Dialog boxes are most often used for obtaining additional input from the user beyond what can be easily managed through a menu. The programmer indicates that a menu item invokes a dialog box by adding an ellipsis (...) to the menu item.
A dialog box generally takes the form of a popup window containing various child window controls. The size and placement of these controls are specified in a ”dialog box template“ in the program's resource script file. Windows is responsible for creating the dialog box popup window and the child window controls and for providing a window procedure to process dialog box messages (including all keyboard and mouse input). The code within Windows that does all this is sometimes referred to as the ”dialog box manager.“
Many of the messages that are processed by the dialog box window procedure within Windows are also passed to a function within your own program, called a ”dialog box procedure“ or ”dialog procedure.“ This function is similar to a normal window procedure, but with some important differences. Generally, you will not be doing very much within the dialog procedure except initializing the child window controls when the dialog box is created, processing messages from the child window controls, and ending the dialog box.

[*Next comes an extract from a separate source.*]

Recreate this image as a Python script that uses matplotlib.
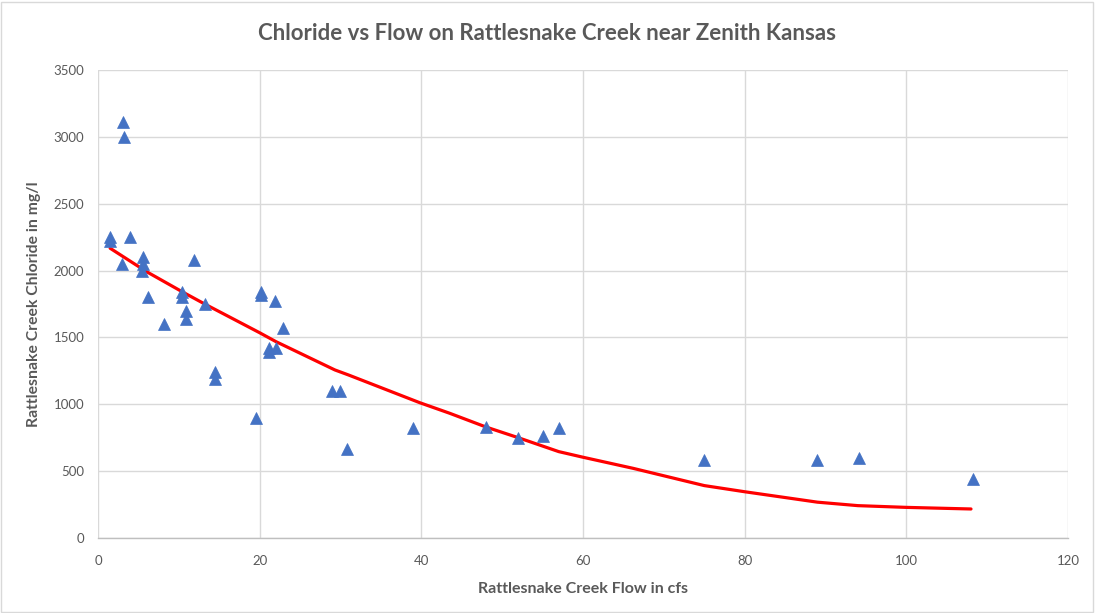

The subject of dialog boxes would normally be a big one, because it involves the use of child window controls. However, we have already explored child window controls in Chapter 6. When you use child window controls in dialog boxes, the Windows dialog box manager picks up many of the responsibilities that we assumed in Chapter 6. In particular, the problems we encountered with passing the input focus between the scroll bars in the COLORS1 program do not occur with dialog boxes. Windows handles all the logic necessary to shift input focus between controls in a dialog box.
However, adding a dialog box to a program is not a trivial undertaking. It involves changes to several files—the dialog box template goes in the resource script file, the dialog box procedure goes in the source code file, the name of the dialog box procedure goes in the module definition file, and identifiers used in the dialog box often go in the program's header file. We'll begin with a simple dialog box so that you get a feel for the interconnections between these various pieces.